8. The fabric assembly of claim 7, wherein the point attachments of the plurality of protective elements are set off from the second layer point attachments of the second plurality of protective elements and the combination of the plurality of protective elements and the second plurality of protective elements cover all of the layer of elastic material.

9. The fabric assembly of claim 1, wherein each of the plurality of protective elements is comprised of a high-strength fiber cloth held between an inner and, an outer layer of inelastic material that prevents the high-strength fiber cloth from rolling up or folding.

10. The fabric assembly of claim 9, wherein the high-strength fiber cloth is comprised of an aramid fiber.

11. The fabric assembly of claim 1, wherein each of the plurality of protective elements has an outer surface layer with an irregular surface design.

12. The fabric assembly of claim 1, wherein the layer of elastic material is selected from the group consisting of neoprene and a nylon fabric.

13. The fabric assembly of claim 1, wherein virtually all of the layer of elastic material is contained in the unattached surface area and the layer of elastic material can freely expand and contract without substantial restriction caused by the attachment surface area that attaches the plurality of protective elements to the layer of elastic material.

14. The fabric assembly of claim 1, wherein the attachment surface area for each of said plurality of protective elements is substantially smaller than each of said plurality of protective elements.

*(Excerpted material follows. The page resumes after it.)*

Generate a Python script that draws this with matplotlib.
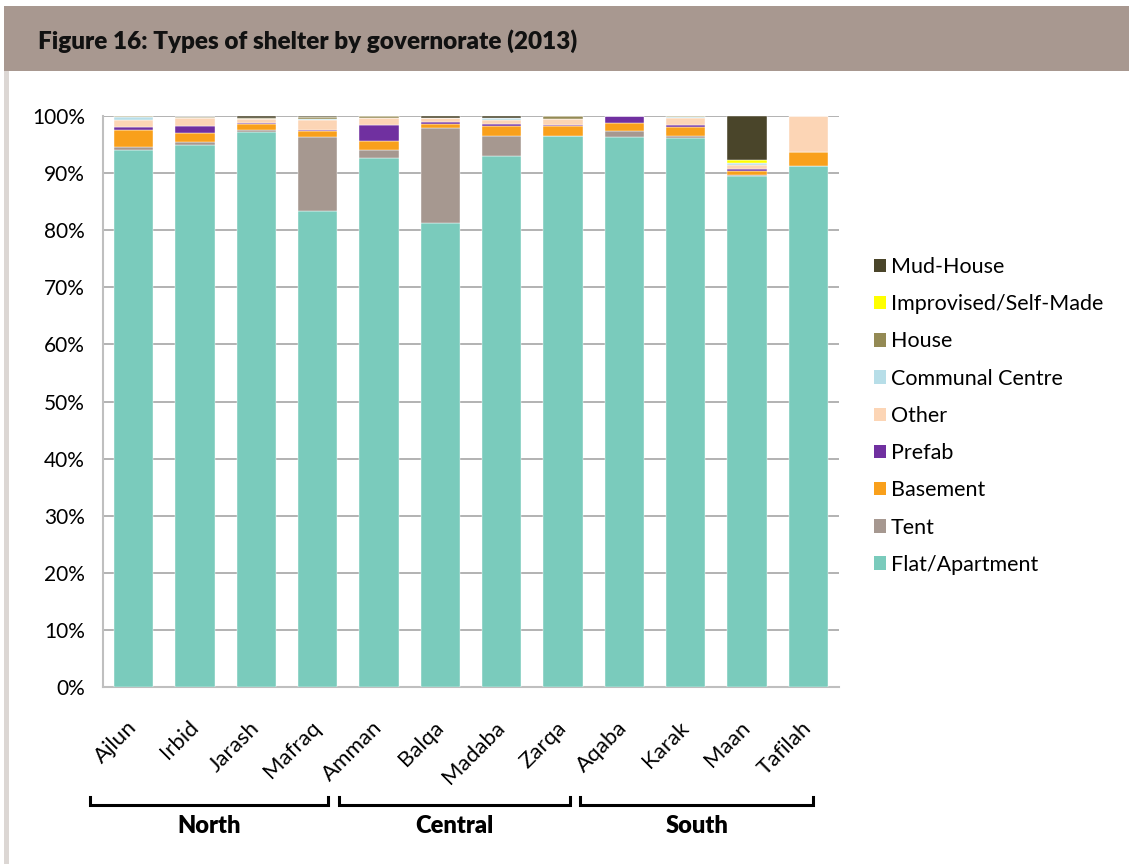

15. The fabric assembly of claim 1, wherein each of said plurality of protective elements overlaps with at least one other of said plurality of protective elements.

16. The fabric assembly of claim 1, wherein each of said plurality of protective elements has a diameter of approximately ¾ of an inch or more.

17. A water garment for wearing over a torso of a person in a body of water, said water garment being comprised of a fabric assembly composite material having a layer of elastic material and a plurality of protective elements attached to the layer of elastic material, each of said plurality of protective elements being attached to the layer of elastic material by a point attachment, there being an attachment area between the layer of elastic material and each of said plurality of protective elements and an unattached surface area in which the layer of elastic material is not attached to any point attachment, wherein the attachment surface area for each of said plurality of protective elements is substantially smaller than each of said plurality of protective elements and the elastic material can freely expand and contract without substantial restriction caused by the attachment surface area that attaches the plurality of protective elements to the layer of elastic material.

18. The fabric assembly of claim 17, wherein virtually all of the layer of elastic material is comprised of the unattached surface area.

19. The fabric assembly of claim 18, wherein each of said plurality of protective elements overlaps with at least one other of said plurality of protective elements.